Nonlinear rheology of polymers has been extensively studied from both experimental and theoretical points of view. Transient stress overshoot followed by thinning, commonly observed for entangled melts and solutions under fast shear, is well described by advanced molecular models based on the tube/slip-spring concept. Nevertheless, under fast extension, strain-hardening is observed for entangled solutions but not for entangled melts, and those models cannot explain this difference between the solution and melt. This problem has been resolved by Ianniruberto and coworkers who developed a concept of segmental friction (ζ) reduction occurring in a highly co-aligned environment in melts. The rapidly moving solvents are not oriented, which allows the entangled solutions to be free from the ζ-reduction thereby exhibiting the strain hardening.

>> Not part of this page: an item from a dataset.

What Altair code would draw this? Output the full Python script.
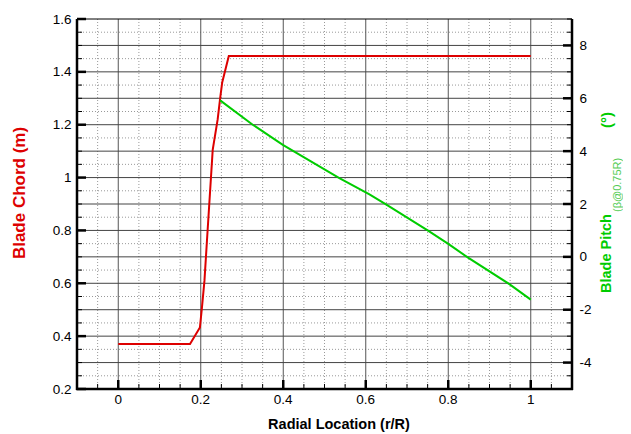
import altair as alt
import pandas as pd

# ---- data ----
r_chord = [0.0, 0.174, 0.198, 0.203, 0.209, 0.215, 0.229, 0.241, 0.247, 0.252, 0.268, 1.0]
chord = [0.37, 0.37, 0.433, 0.51, 0.61, 0.76, 1.105, 1.22, 1.30, 1.36, 1.46, 1.46]

r_pitch = [0.247, 0.326, 0.399, 0.536, 0.609, 0.650, 0.751, 0.801, 0.848, 0.949, 1.0]
pitch = [5.92, 5.0, 4.24, 2.98, 2.36, 1.98, 0.99, 0.48, -0.03, -1.04, -1.62]

x_labels = [0, 0.2, 0.4, 0.6, 0.8, 1]
x_label_text = ["0", "0.2", "0.4", "0.6", "0.8", "1"]
chord_labels = [0.2, 0.4, 0.6, 0.8, 1, 1.2, 1.4, 1.6]
pitch_labels = [-4, -2, 0, 2, 4, 6, 8]

W, H = 495, 370
XDOM = [-0.1, 1.1]
CDOM = [0.2, 1.6]
PDOM = [-5, 9]
FONT = "Liberation Sans"
RED = "#dd0000"
GREEN = "#00cc00"
LBL = 13.5


def steps(a, b, s):
    n = int(round((b - a) / s))
    return [round(a + i * s, 4) for i in range(n + 1)]


def is_mult(v, s):
    q = v / s
    return abs(q - round(q)) < 1e-6


def xs():
    return alt.Scale(domain=XDOM, nice=False, zero=False)


def cs():
    return alt.Scale(domain=CDOM, nice=False, zero=False)


def ps():
    return alt.Scale(domain=PDOM, nice=False, zero=False)


x_all = steps(-0.1, 1.1, 0.05)
x_solid = steps(0, 1, 0.2)
x_dotted = [v for v in x_all if not is_mult(v, 0.2) and -0.1 < v < 1.1]
h_solid = steps(0.3, 1.5, 0.1)
h_dotted = steps(0.25, 1.55, 0.1)
c_minor = steps(0.2, 1.6, 0.05)
p_minor = steps(-5, 9, 0.5)

one = pd.DataFrame({"a": [0]})


def df(vals):
    return pd.DataFrame({"v": vals})


def vrule(vals, **mk):
    return alt.Chart(df(vals)).mark_rule(**mk)


# vertical grid
vg_solid = vrule(x_solid, color="#555", strokeWidth=1).encode(
    x=alt.X("v:Q", scale=xs(), axis=None), y=alt.value(0), y2=alt.value(H))
vg_dot = vrule(x_dotted, color="#999", strokeWidth=1, strokeDash=[1, 2]).encode(
    x=alt.X("v:Q", scale=xs(), axis=None), y=alt.value(0), y2=alt.value(H))
# horizontal grid (chord scale)
hg_solid = vrule(h_solid, color="#444", strokeWidth=1).encode(
    y=alt.Y("v:Q", scale=cs(), axis=None), x=alt.value(0), x2=alt.value(W))
hg_dot = vrule(h_dotted, color="#999", strokeWidth=1, strokeDash=[1, 2]).encode(
    y=alt.Y("v:Q", scale=cs(), axis=None), x=alt.value(0), x2=alt.value(W))

# ticks
bt_major = vrule(x_labels, color="black", strokeWidth=2.5).encode(
    x=alt.X("v:Q", scale=xs(), axis=None), y=alt.value(H), y2=alt.value(H - 9))
bt_minor = vrule(x_all, color="black", strokeWidth=1).encode(
    x=alt.X("v:Q", scale=xs(), axis=None), y=alt.value(H), y2=alt.value(H - 5))
lt_major = vrule(chord_labels, color="black", strokeWidth=2.5).encode(
    y=alt.Y("v:Q", scale=cs(), axis=None), x=alt.value(0), x2=alt.value(9))
lt_minor = vrule(c_minor, color="black", strokeWidth=1).encode(
    y=alt.Y("v:Q", scale=cs(), axis=None), x=alt.value(0), x2=alt.value(5))
rt_major = vrule(pitch_labels, color="black", strokeWidth=2.5).encode(
    y=alt.Y("v:Q", scale=ps(), axis=None), x=alt.value(W), x2=alt.value(W - 9))
rt_minor = vrule(p_minor, color="black", strokeWidth=1).encode(
    y=alt.Y("v:Q", scale=ps(), axis=None), x=alt.value(W), x2=alt.value(W - 5))

# bottom tick labels
x_text = alt.Chart(pd.DataFrame({"v": x_labels, "t": x_label_text})).mark_text(
    font=FONT, fontSize=LBL, color="black", align="center", baseline="middle").encode(
    x=alt.X("v:Q", scale=xs(), axis=None), y=alt.value(H + 11), text="t:N")

# frame
frame_top = alt.Chart(one).mark_rule(color="black", strokeWidth=1).encode(
    x=alt.value(0), x2=alt.value(W), y=alt.value(0))
frame_bot = alt.Chart(one).mark_rule(color="black", strokeWidth=2.5).encode(
    x=alt.value(-1), x2=alt.value(W + 1), y=alt.value(H))
frame_left = alt.Chart(one).mark_rule(color="black", strokeWidth=2.5).encode(
    x=alt.value(0), y=alt.value(0), y2=alt.value(H + 1))
frame_right = alt.Chart(one).mark_rule(color="black", strokeWidth=2.5).encode(
    x=alt.value(W), y=alt.value(0), y2=alt.value(H + 1))

lab = dict(labelFont=FONT, labelFontSize=LBL, labelColor="black", grid=False,
           ticks=False, domain=False, title=None, labelFlush=False,
           labelOverlap=False)

red_line = alt.Chart(pd.DataFrame({"r": r_chord, "c": chord})).mark_line(
    color=RED, strokeWidth=2).encode(
    x=alt.X("r:Q", scale=xs(), axis=None),
    y=alt.Y("c:Q", scale=cs(), axis=alt.Axis(values=chord_labels, format="~g",
                                             orient="left", labelPadding=6, **lab)),
)

green_line = alt.Chart(pd.DataFrame({"r": r_pitch, "p": pitch})).mark_line(
    color=GREEN, strokeWidth=2).encode(
    x=alt.X("r:Q", scale=xs(), axis=None),
    y=alt.Y("p:Q", scale=ps(), axis=alt.Axis(
        values=pitch_labels, orient="right", format="d", labelPadding=7,
        labelExpr="replace(datum.label, '\u2212', '-')", **lab)),
)

# titles (as text)
t_left = alt.Chart(one).mark_text(
    text="Blade Chord (m)", font=FONT, fontSize=17, fontWeight="bold", color=RED,
    angle=270, align="center", baseline="alphabetic").encode(
    x=alt.value(-52), y=alt.value(174))
t_x = alt.Chart(one).mark_text(
    text="Radial Location (r/R)", font=FONT, fontSize=14.5, fontWeight="bold", color="black",
    align="center", baseline="alphabetic").encode(
    x=alt.value(262), y=alt.value(410))
t_r1 = alt.Chart(one).mark_text(
    text="Blade Pitch", font=FONT, fontSize=14.5, fontWeight="bold", color=GREEN,
    angle=270, align="left", baseline="alphabetic").encode(
    x=alt.value(534), y=alt.value(274))
t_r2 = alt.Chart(one).mark_text(
    text="(β@0.75R)", font=FONT, fontSize=11, color="#55cc55",
    angle=270, align="left", baseline="top").encode(
    x=alt.value(535), y=alt.value(193))
t_r3 = alt.Chart(one).mark_text(
    text="(°)", font=FONT, fontSize=15, fontWeight="bold", color=GREEN,
    angle=270, align="left", baseline="alphabetic").encode(
    x=alt.value(535), y=alt.value(109))

layers = [
    vg_dot, hg_dot, vg_solid, hg_solid, red_line,
    bt_minor, bt_major, lt_minor, lt_major,
    green_line, rt_minor, rt_major,
    frame_top, frame_bot, frame_left, frame_right,
    x_text, t_left, t_x, t_r1, t_r2, t_r3,
]

chart = alt.layer(*layers).resolve_scale(y="independent").properties(
    width=W, height=H,
    padding={"left": 69, "top": 11, "right": 51, "bottom": 45},
    autosize=alt.AutoSizeParams(type="none"),
    background="white",
).configure_view(stroke=None)

chart.save("out.html", embed_options={"renderer": "svg", "actions": False})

Obviously, the ζ-reduction is a local phenomenon occurring in a length scale well below the entanglement length. Thus, we have investigated details of ζ-reduction and other non-equilibrium features for unentangled melts being free from any nonlinearity of entanglement dynamics. Specifically, the extensional viscosity η_E of an unentangled polystyrene melt was found to exhibit hardening at the Weissenberg number Wi ~ 0.5 and then softening at Wi > 1. The standard Rouse model and its modification for the finite extensible nonlinear elasticity (FENE) cannot reproduce this hardening-softening crossover. However, the model with FENE and ζ-reduction can describe the data given that ζ is chosen to properly decrease with increasing stress. This result demonstrates importance of FENE and ζ-reduction in the non-equilibrium dynamics of chains in unentangled melt (and in entangled melt, too). An additional feature is found for the viscosity η and the first normal stress difference coefficient Ψ₁ under fast shear. The Rouse analysis with FENE and ζ-reduction indicates that a factor (η/η₀)² should agree with the Ψ₁/ Ψ_1,0 ratio if ζ and the mean-square Brownian force intensity B satisfy the fluctuation-dissipation theorem, B = 2ζk_BT. However, the unentangled PS melt does not show this agreement, and thus the non-equilibrium behavior emerges also for B. Further information obtained from rheo-dielectric experiments will be presented on site.